Information supplied:
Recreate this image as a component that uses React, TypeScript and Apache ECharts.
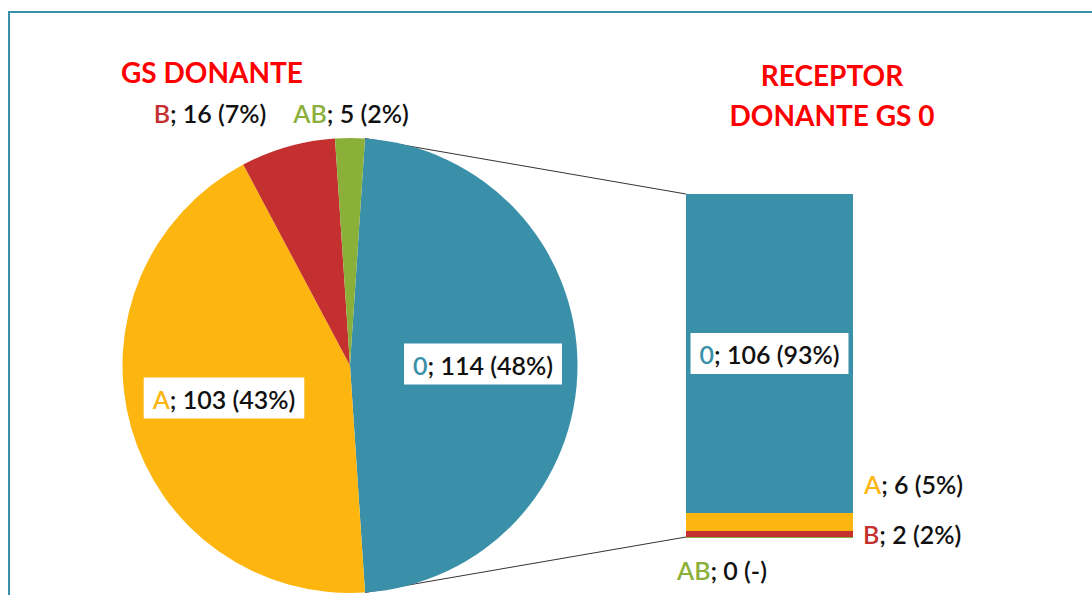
import React, { useEffect, useRef } from "react";
import * as echarts from "echarts";

const categories = ["0", "A", "B", "AB"];
const donorValues = [114, 103, 16, 5];
const donorPct = ["48%", "43%", "7%", "2%"];
const recipientValues = [106, 6, 2, 0];
const recipientPct = ["93%", "5%", "2%", "-"];
const colors = ["#3A90A8", "#FDB60F", "#C3302F", "#8BB03A"];

const FONT = "Lato";
const PIE_CX = 350;
const PIE_CY = 365.5;
const PIE_R = 227.5;
const BAR_LEFT = 686;
const BAR_TOP = 194;
const BAR_W = 167;
const BAR_H = 343;

const rich: any = {
  t: { color: "#111111", fontSize: 25, fontFamily: FONT, fontWeight: 600 },
};
categories.forEach((c, i) => {
  rich["k" + i] = { color: colors[i], fontSize: 25, fontFamily: FONT, fontWeight: 600 };
});

export default function App() {
  const ref = useRef<HTMLDivElement>(null);
  useEffect(() => {
    if (!ref.current) return;
    const chart = echarts.init(ref.current, null, { renderer: "svg" });
    const total = donorValues.reduce((a, b) => a + b, 0);
    const startAngle = (donorValues[0] / total) * 180;
    const rad = (startAngle * Math.PI) / 180;
    const topPt = [PIE_CX + PIE_R * Math.cos(rad), PIE_CY - PIE_R * Math.sin(rad)];
    const botPt = [PIE_CX + PIE_R * Math.cos(rad), PIE_CY + PIE_R * Math.sin(rad)];

    const pieLabelPos: Record<number, [number, number]> = {
      0: [483, 364],
      1: [224, 398],
      2: [210, 113],
      3: [351, 113],
    };

    const stackOrder = [3, 2, 1, 0];
    const barLabel = (i: number): any => {
      const base: any = {
        show: true,
        formatter: () => `{k${i}|${categories[i]}}{t|; ${recipientValues[i]} (${recipientPct[i]})}`,
        rich,
      };
      if (i === 0) {
        return { ...base, position: "inside", backgroundColor: "#fff", padding: [9, 9, 7, 9] };
      }
      if (i === 1) return { ...base, position: [178, -29], align: "left", verticalAlign: "middle" };
      if (i === 2) return { ...base, position: [177, 3], align: "left", verticalAlign: "middle" };
      return { ...base, position: [-8, 34], align: "left", verticalAlign: "middle" };
    };

    const option: any = {
      animation: false,
      backgroundColor: "#ffffff",
      title: [
        {
          text: "GS DONANTE",
          left: 207,
          top: 53,
          textAlign: "center",
          textStyle: { color: "#FF0000", fontSize: 28, fontWeight: "bold", fontFamily: FONT },
        },
        {
          text: "RECEPTOR\nDONANTE GS 0",
          left: 827,
          top: 50,
          textAlign: "center",
          textStyle: { color: "#FF0000", fontSize: 28, fontWeight: "bold", fontFamily: FONT, lineHeight: 40 },
        },
      ],
      grid: { left: BAR_LEFT, top: BAR_TOP, width: BAR_W, height: BAR_H },
      xAxis: { type: "category", data: ["GS 0"], show: false },
      yAxis: { type: "value", min: 0, max: donorValues[0], show: false },
      graphic: [
        {
          type: "rect",
          shape: { x: 9, y: 12, width: 1300, height: 800 },
          style: { fill: "none", stroke: "#3A90A8", lineWidth: 2 },
          z: 100,
        },
        {
          type: "line",
          shape: { x1: topPt[0], y1: topPt[1], x2: BAR_LEFT, y2: BAR_TOP },
          style: { stroke: "#333", lineWidth: 1 },
        },
        {
          type: "line",
          shape: { x1: botPt[0], y1: botPt[1], x2: BAR_LEFT, y2: BAR_TOP + BAR_H },
          style: { stroke: "#333", lineWidth: 1 },
        },
      ],
      series: [
        {
          type: "pie",
          center: [PIE_CX, PIE_CY],
          radius: PIE_R,
          startAngle,
          clockwise: true,
          avoidLabelOverlap: false,
          labelLine: { show: false },
          data: categories.map((c, i) => ({
            name: c,
            value: donorValues[i],
            itemStyle: { color: colors[i] },
            label: {
              show: true,
              position: "inside",
              formatter: `{k${i}|${c}}{t|; ${donorValues[i]} (${donorPct[i]})}`,
              rich,
              ...(i < 2 ? { backgroundColor: "#fff", padding: [9, 9, 7, 9] } : {}),
            },
          })),
          labelLayout: (p: any) => {
            const pos = pieLabelPos[p.dataIndex];
            return { x: pos[0], y: pos[1], align: "center", verticalAlign: "middle" };
          },
        },
        ...stackOrder.map((i) => ({
          type: "bar",
          name: categories[i],
          stack: "r",
          barWidth: "100%",
          data: [recipientValues[i]],
          itemStyle: i === 3 ? { color: colors[i], borderColor: colors[i], borderWidth: 2 } : { color: colors[i] },
          label: barLabel(i),
        })),
      ],
    };
    chart.setOption(option);
    return () => chart.dispose();
  }, []);
  return (
    <div
      ref={ref}
      style={{ position: "fixed", left: 0, top: 0, width: 1092, height: 595 }}
    />
  );
}
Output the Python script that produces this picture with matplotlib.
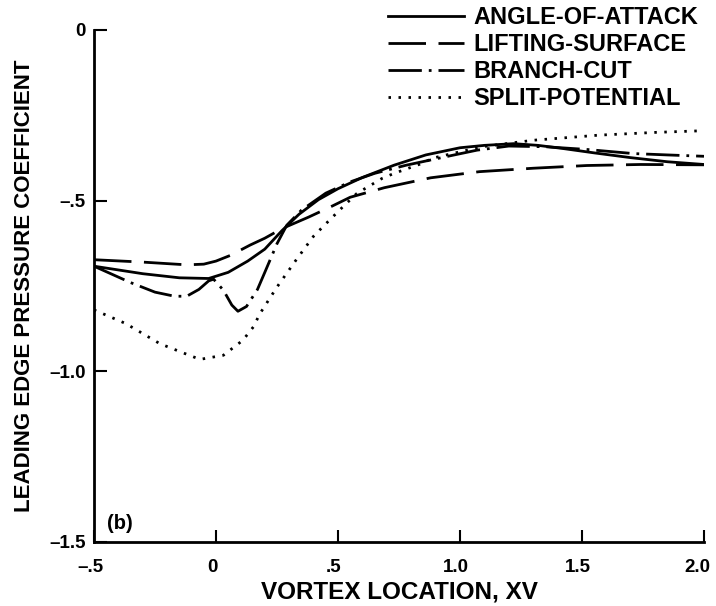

Given problem:
Transcribe every entry word for word, but omit the pictures.

Correct output:
Recreate this image as a component that uses React, TypeScript and Apache ECharts.
import React, { useEffect, useRef } from "react";
import * as echarts from "echarts";

const categories = ["0", "A", "B", "AB"];
const donorValues = [114, 103, 16, 5];
const donorPct = ["48%", "43%", "7%", "2%"];
const recipientValues = [106, 6, 2, 0];
const recipientPct = ["93%", "5%", "2%", "-"];
const colors = ["#3A90A8", "#FDB60F", "#C3302F", "#8BB03A"];

const FONT = "Lato";
const PIE_CX = 350;
const PIE_CY = 365.5;
const PIE_R = 227.5;
const BAR_LEFT = 686;
const BAR_TOP = 194;
const BAR_W = 167;
const BAR_H = 343;

const rich: any = {
  t: { color: "#111111", fontSize: 25, fontFamily: FONT, fontWeight: 600 },
};
categories.forEach((c, i) => {
  rich["k" + i] = { color: colors[i], fontSize: 25, fontFamily: FONT, fontWeight: 600 };
});

export default function App() {
  const ref = useRef<HTMLDivElement>(null);
  useEffect(() => {
    if (!ref.current) return;
    const chart = echarts.init(ref.current, null, { renderer: "svg" });
    const total = donorValues.reduce((a, b) => a + b, 0);
    const startAngle = (donorValues[0] / total) * 180;
    const rad = (startAngle * Math.PI) / 180;
    const topPt = [PIE_CX + PIE_R * Math.cos(rad), PIE_CY - PIE_R * Math.sin(rad)];
    const botPt = [PIE_CX + PIE_R * Math.cos(rad), PIE_CY + PIE_R * Math.sin(rad)];

    const pieLabelPos: Record<number, [number, number]> = {
      0: [483, 364],
      1: [224, 398],
      2: [210, 113],
      3: [351, 113],
    };

    const stackOrder = [3, 2, 1, 0];
    const barLabel = (i: number): any => {
      const base: any = {
        show: true,
        formatter: () => `{k${i}|${categories[i]}}{t|; ${recipientValues[i]} (${recipientPct[i]})}`,
        rich,
      };
      if (i === 0) {
        return { ...base, position: "inside", backgroundColor: "#fff", padding: [9, 9, 7, 9] };
      }
      if (i === 1) return { ...base, position: [178, -29], align: "left", verticalAlign: "middle" };
      if (i === 2) return { ...base, position: [177, 3], align: "left", verticalAlign: "middle" };
      return { ...base, position: [-8, 34], align: "left", verticalAlign: "middle" };
    };

    const option: any = {
      animation: false,
      backgroundColor: "#ffffff",
      title: [
        {
          text: "GS DONANTE",
          left: 207,
          top: 53,
          textAlign: "center",
          textStyle: { color: "#FF0000", fontSize: 28, fontWeight: "bold", fontFamily: FONT },
        },
        {
          text: "RECEPTOR\nDONANTE GS 0",
          left: 827,
          top: 50,
          textAlign: "center",
          textStyle: { color: "#FF0000", fontSize: 28, fontWeight: "bold", fontFamily: FONT, lineHeight: 40 },
        },
      ],
      grid: { left: BAR_LEFT, top: BAR_TOP, width: BAR_W, height: BAR_H },
      xAxis: { type: "category", data: ["GS 0"], show: false },
      yAxis: { type: "value", min: 0, max: donorValues[0], show: false },
      graphic: [
        {
          type: "rect",
          shape: { x: 9, y: 12, width: 1300, height: 800 },
          style: { fill: "none", stroke: "#3A90A8", lineWidth: 2 },
          z: 100,
        },
        {
          type: "line",
          shape: { x1: topPt[0], y1: topPt[1], x2: BAR_LEFT, y2: BAR_TOP },
          style: { stroke: "#333", lineWidth: 1 },
        },
        {
          type: "line",
          shape: { x1: botPt[0], y1: botPt[1], x2: BAR_LEFT, y2: BAR_TOP + BAR_H },
          style: { stroke: "#333", lineWidth: 1 },
        },
      ],
      series: [
        {
          type: "pie",
          center: [PIE_CX, PIE_CY],
          radius: PIE_R,
          startAngle,
          clockwise: true,
          avoidLabelOverlap: false,
          labelLine: { show: false },
          data: categories.map((c, i) => ({
            name: c,
            value: donorValues[i],
            itemStyle: { color: colors[i] },
            label: {
              show: true,
              position: "inside",
              formatter: `{k${i}|${c}}{t|; ${donorValues[i]} (${donorPct[i]})}`,
              rich,
              ...(i < 2 ? { backgroundColor: "#fff", padding: [9, 9, 7, 9] } : {}),
            },
          })),
          labelLayout: (p: any) => {
            const pos = pieLabelPos[p.dataIndex];
            return { x: pos[0], y: pos[1], align: "center", verticalAlign: "middle" };
          },
        },
        ...stackOrder.map((i) => ({
          type: "bar",
          name: categories[i],
          stack: "r",
          barWidth: "100%",
          data: [recipientValues[i]],
          itemStyle: i === 3 ? { color: colors[i], borderColor: colors[i], borderWidth: 2 } : { color: colors[i] },
          label: barLabel(i),
        })),
      ],
    };
    chart.setOption(option);
    return () => chart.dispose();
  }, []);
  return (
    <div
      ref={ref}
      style={{ position: "fixed", left: 0, top: 0, width: 1092, height: 595 }}
    />
  );
}
Output the Python script that produces this picture with matplotlib.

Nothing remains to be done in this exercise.